O documentário No rio das amazonas acompanha o cineasta Ricardo Dias e sua equipe em uma incursão de barco, de 40 dias, pela região do Baixo Amazonas. Para guiar esta viagem, Dias escolheu um personagem muito especial: o compositor e zoólogo Paulo Vanzolini que, apesar de ser mais conhecido por seu talento musical (Ronda é sua canção mais popular), revela-se também um exímio especialista na fauna, na flora e, sobretudo, no modo de vida da região.

Seguindo uma estrutura aparentemente tradicional, intercalando entrevistas, depoimentos e imagens colhidas ao longo da viagem, o longa-metragem absorve vários elementos do documentário moderno.
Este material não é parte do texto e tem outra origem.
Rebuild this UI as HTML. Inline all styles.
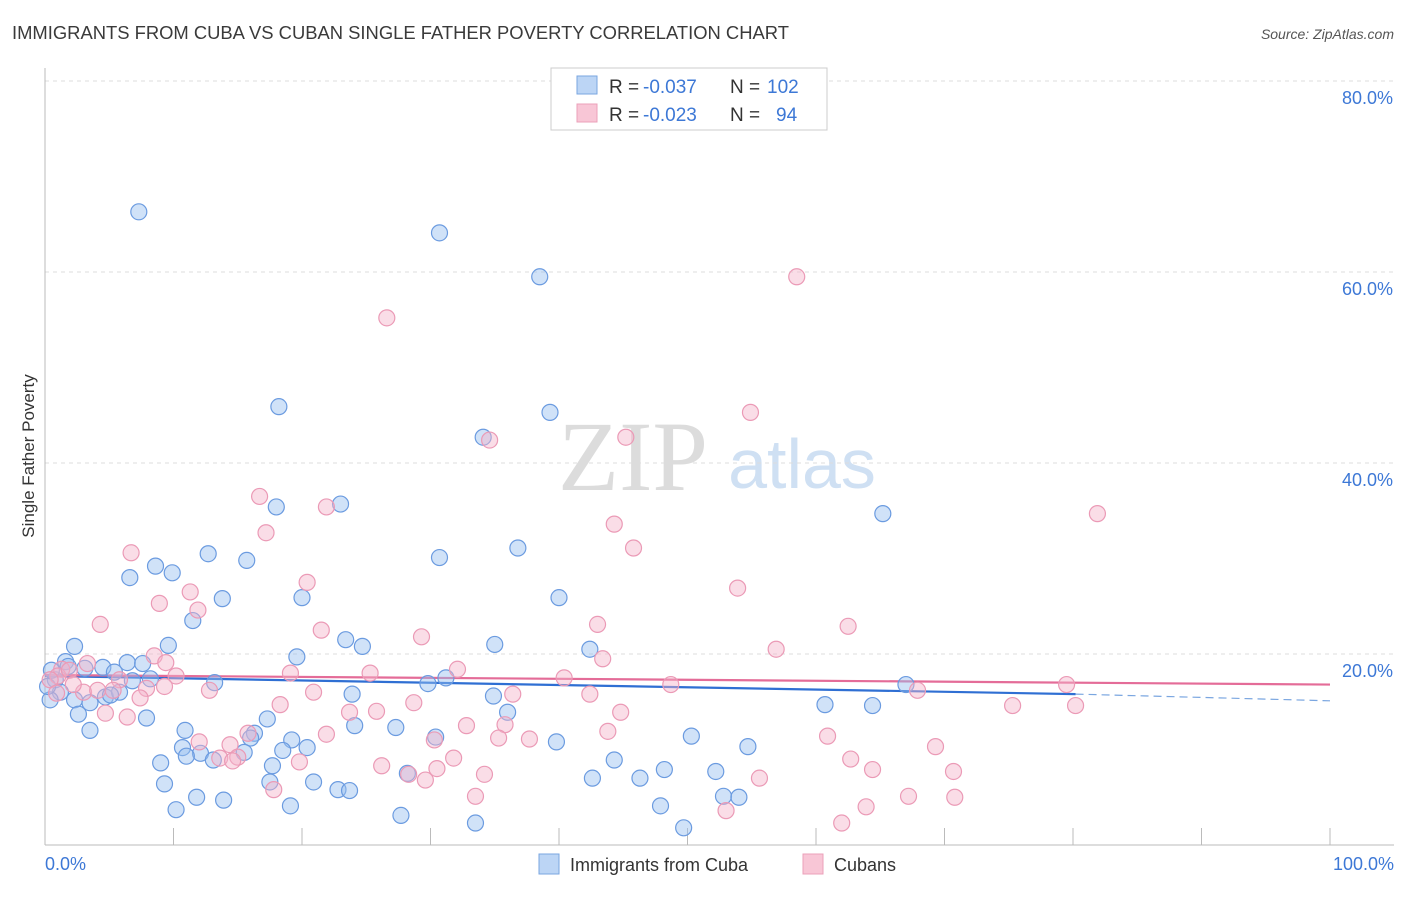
<!DOCTYPE html>
<html><head><meta charset="utf-8"><style>
body{margin:0;background:#fff;font-family:"Liberation Sans",sans-serif}
</style></head><body>
<svg id="chart" width="1406" height="892" xmlns="http://www.w3.org/2000/svg" font-family="Liberation Sans, sans-serif">
<text x="12" y="39" font-size="18.4" fill="#3a3a3a">IMMIGRANTS FROM CUBA VS CUBAN SINGLE FATHER POVERTY CORRELATION CHART</text>
<text x="1394" y="39" font-size="14" font-style="italic" fill="#555" text-anchor="end">Source: ZipAtlas.com</text>
<text x="633" y="490" font-size="100" style="font-family:'Liberation Serif',serif" fill="#dcdcdc" text-anchor="middle">ZIP</text>
<text x="802" y="488" font-size="70" fill="#cfe0f3" text-anchor="middle">atlas</text>
<g id="grid"></g><g id="axes"></g><g id="trend"></g><g id="points"></g>
<text transform="translate(34,456) rotate(-90)" font-size="17" fill="#333" text-anchor="middle">Single Father Poverty</text>
<g>
<rect x="551" y="68" width="276" height="62" fill="#fff" stroke="#ccc"/>
<rect x="577" y="76" width="20" height="18" fill="#bcd5f5" stroke="#7aa6e0"/>
<rect x="577" y="104" width="20" height="18" fill="#f8c6d6" stroke="#eba0b9"/>
<text x="609" y="93" font-size="19" fill="#333">R =</text>
<text x="643" y="93" font-size="19" fill="#3d78d6">-0.037</text>
<text x="730" y="93" font-size="19" fill="#333">N =</text>
<text x="767" y="93" font-size="19" fill="#3d78d6">102</text>
<text x="609" y="121" font-size="19" fill="#333">R =</text>
<text x="643" y="121" font-size="19" fill="#3d78d6">-0.023</text>
<text x="730" y="121" font-size="19" fill="#333">N =</text>
<text x="776" y="121" font-size="19" fill="#3d78d6">94</text>
</g>
<g>
<rect x="539" y="854" width="20" height="20" fill="#bcd5f5" stroke="#7aa6e0"/>
<text x="570" y="871" font-size="18" fill="#333">Immigrants from Cuba</text>
<rect x="803" y="854" width="20" height="20" fill="#f8c6d6" stroke="#eba0b9"/>
<text x="834" y="871" font-size="18" fill="#333">Cubans</text>
</g>
</svg>
<script>
const yTicks=[20,40,60,80];
const yTickLabels=["20.0%","40.0%","60.0%","80.0%"];
const xTicks=[0,10,20,30,40,50,60,70,80,90,100];
const xEndLabels=["0.0%","100.0%"];
const blueX=[7.3,30.7,38.5,18.2,39.3,34.1,23.0,18.0,65.2,36.8,12.7,15.7,30.7,6.6,8.6,9.9,13.8,20.0,40.0,11.5,9.6,2.3,23.4,24.7,35.0,42.4,19.6,1.6,3.1,4.5,6.4,7.6,5.4,0.8,1.2,2.3,3.5,4.7,5.8,8.2,6.8,13.2,29.8,31.2,23.9,34.9,67.0,60.7,64.4,36.0,2.6,7.9,3.5,17.3,10.9,16.3,24.1,27.3,30.4,16.0,19.2,39.8,50.3,15.5,18.5,20.4,10.7,12.1,13.1,9.0,17.7,11.0,54.7,44.3,48.2,52.2,42.6,46.3,17.5,20.9,28.2,22.8,23.7,9.3,11.8,13.9,19.1,52.8,54.0,47.9,10.2,27.7,33.5,49.7,0.4,0.2,0.5,1.8,5.1];
const blueY=[66.3,64.1,59.5,45.9,45.3,42.7,35.7,35.4,34.7,31.1,30.5,29.8,30.1,28.0,29.2,28.5,25.8,25.9,25.9,23.5,20.9,20.8,21.5,20.8,21.0,20.5,19.7,19.2,18.5,18.6,19.1,19.0,18.1,17.3,16.0,15.2,14.9,15.5,16.0,17.4,17.2,17.0,16.9,17.5,15.8,15.6,16.8,14.7,14.6,13.9,13.7,13.3,12.0,13.2,12.0,11.7,12.5,12.3,11.3,11.2,11.0,10.8,11.4,9.7,9.9,10.2,10.2,9.6,8.9,8.6,8.3,9.3,10.3,8.9,7.9,7.7,7.0,7.0,6.6,6.6,7.5,5.8,5.7,6.4,5.0,4.7,4.1,5.1,5.0,4.1,3.7,3.1,2.3,1.8,15.2,16.6,18.3,18.7,15.7];
const pinkX=[58.5,26.6,54.9,34.6,45.2,16.7,21.9,81.9,44.3,17.2,45.8,6.7,20.4,53.9,11.3,8.9,11.9,4.3,21.5,43.0,62.5,29.3,56.9,8.5,9.4,1.3,1.0,3.3,5.8,10.2,25.3,32.1,43.4,19.1,40.4,48.7,3.0,4.1,7.9,12.8,20.9,36.4,42.4,67.9,79.5,80.2,75.3,18.3,28.7,23.7,25.8,44.8,6.4,4.7,7.4,35.8,32.8,21.9,35.3,37.7,43.8,60.9,69.3,14.4,12.0,15.0,13.6,14.6,62.7,19.8,26.2,28.3,30.5,31.8,34.2,29.6,55.6,64.4,70.7,33.5,17.8,67.2,70.8,53.0,63.9,62.0,1.9,2.2,0.4,0.9,9.3,5.3,15.8,30.3];
const pinkY=[59.5,55.2,45.3,42.4,42.7,36.5,35.4,34.7,33.6,32.7,31.1,30.6,27.5,26.9,26.5,25.3,24.6,23.1,22.5,23.1,22.9,21.8,20.5,19.8,19.1,18.4,17.7,19.0,17.3,17.7,18.0,18.4,19.5,18.0,17.5,16.8,16.0,16.2,16.4,16.2,16.0,15.8,15.8,16.2,16.8,14.6,14.6,14.7,14.9,13.9,14.0,13.9,13.4,13.8,15.4,12.6,12.5,11.6,11.2,11.1,11.9,11.4,10.3,10.5,10.8,9.2,9.1,8.8,9.0,8.7,8.3,7.4,8.0,9.1,7.4,6.8,7.0,7.9,7.7,5.1,5.8,5.1,5.0,3.6,4.0,2.3,18.3,16.8,17.3,15.9,16.6,16.2,11.7,11.0];
const blueTrend=[17.7,15.8,15.1];
const blueTrendX=[0,80.2,100];
const pinkTrend=[17.8,16.8];
const NS="http://www.w3.org/2000/svg";
const X=v=>45+v*12.85, Y=v=>845-v*9.55;
function mk(tag,attrs,parent){const e=document.createElementNS(NS,tag);for(const k in attrs)e.setAttribute(k,attrs[k]);document.getElementById(parent).appendChild(e);return e;}
let e=mk('line',{x1:45,x2:1394,y1:Y(80),y2:Y(80),stroke:'#ddd','stroke-dasharray':'4,4'},'grid');


yTicks.forEach((t,i)=>{
 const g=mk('line',{x1:45,x2:1394,y1:Y(t),y2:Y(t),stroke:'#ddd','stroke-dasharray':'4,4'},'grid');
 
 
 const l=mk('text',{x:1393,y:Y(t)+23,'font-size':18,fill:'#3d78d6','text-anchor':'end'},'axes');l.textContent=yTickLabels[i];
 
 
});
e=mk('line',{x1:45,x2:45,y1:68,y2:845,stroke:'#bbb'},'axes');


e=mk('line',{x1:45,x2:1394,y1:845,y2:845,stroke:'#bbb'},'axes');


xTicks.forEach(t=>{const k=mk('line',{x1:X(t),x2:X(t),y1:828,y2:845,stroke:'#bbb'},'axes');
 
 });
let l=mk('text',{x:45,y:870,'font-size':18,fill:'#3d78d6'},'axes');l.textContent=xEndLabels[0];


l=mk('text',{x:1394,y:870,'font-size':18,fill:'#3d78d6','text-anchor':'end'},'axes');l.textContent=xEndLabels[1];


blueX.forEach((v,i)=>{const c=mk('circle',{cx:X(v),cy:Y(blueY[i]),r:8,fill:'rgba(150,190,240,0.45)',stroke:'#6b9be0','stroke-width':1.2},'points');
 
 });
pinkX.forEach((v,i)=>{const c=mk('circle',{cx:X(v),cy:Y(pinkY[i]),r:8,fill:'rgba(245,180,202,0.45)',stroke:'#eb9ab6','stroke-width':1.2},'points');
 
 });
e=mk('line',{x1:X(blueTrendX[0]),y1:Y(blueTrend[0]),x2:X(blueTrendX[1]),y2:Y(blueTrend[1]),stroke:'#2f6fd3','stroke-width':2.2},'trend');


e=mk('line',{x1:X(blueTrendX[1]),y1:Y(blueTrend[1]),x2:X(blueTrendX[2]),y2:Y(blueTrend[2]),stroke:'#7aa6e0','stroke-width':1.2,'stroke-dasharray':'8,5'},'trend');


e=mk('line',{x1:X(0),y1:Y(pinkTrend[0]),x2:X(100),y2:Y(pinkTrend[1]),stroke:'#e46c98','stroke-width':2.2},'trend');


</script>
</body></html>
Em primeiro lugar, o diretor faz questão de narrar o filme em primeira pessoa, negando a costumeira impessoalidade do gênero e assumindo que seu filme é apenas um ponto de vista entre muitos outros possíveis.

Outro elemento importante é que o realizador consegue dar o mesmo peso ao “objeto” estudado e à voz do “especialista”. As palavras de Paulo Vanzolini têm a mesma importância que as entrevistas realizadas com os moradores da região, como Raimundo e Joaquim. São sabedorias diferentes e complementares — uma não é superior à outra. Isso se explica, em parte, pela própria curiosidade de Vanzolini — que é genuína e reflete a paixão pelo “objeto” — e também pela abertura que os moradores locais têm em relação à presença da câmera.

No rio das amazonas não fala só da natureza local,mas, sobretudo, da presença humana na região, narrada a partir da necessária perspectiva histórica, sem perder de vista o tempo presente. A diversidade biológica é tão fascinante quanto a sabedoria e a tecnologia resultantes da mistura de culturas do índio e das várias populações que migraram para a região. A canoa, por exemplo, é como um“prolongamento do corpo humano”, nas palavras de Vanzolini, “algo difícil de ser entendido pelo homem urbano”.

A construção de uma canoa, aliás, é o tema central de Cidadão jatobá, de Maria Luiza Aboim, curtametragem que também faz parte deste programa. Todo realizado no Alto Xingu, o filme traz imagens da complexa fabricação da embarcação a partir da retirada da casca de uma árvore. Enquanto observamos o trabalho dos índios, ouvimos o depoimento de Marcos Terena, que relata suas dificuldades em relação à própria identidade. Terena quer estudar e se profissionalizar, mas, para tanto, precisa pedir sua emancipação e abdicar de sua condição indígena. “Não me vejo como cidadão brasileiro, mas como tutelado do estado”, ele afirma. No aparente “descompasso” entre o que se vê e o que se ouve, Cidadão jatobá também apresenta inovações ao formato documental.

Cada um a seu modo, No rio das amazonas e Cidadão jatobá discutem questões fundamentais que estão ausentes da mídia e do cotidiano de um Brasil urbanizado, e que tem tanta dificuldade de olhar para si e compreender sua infinita complexidade.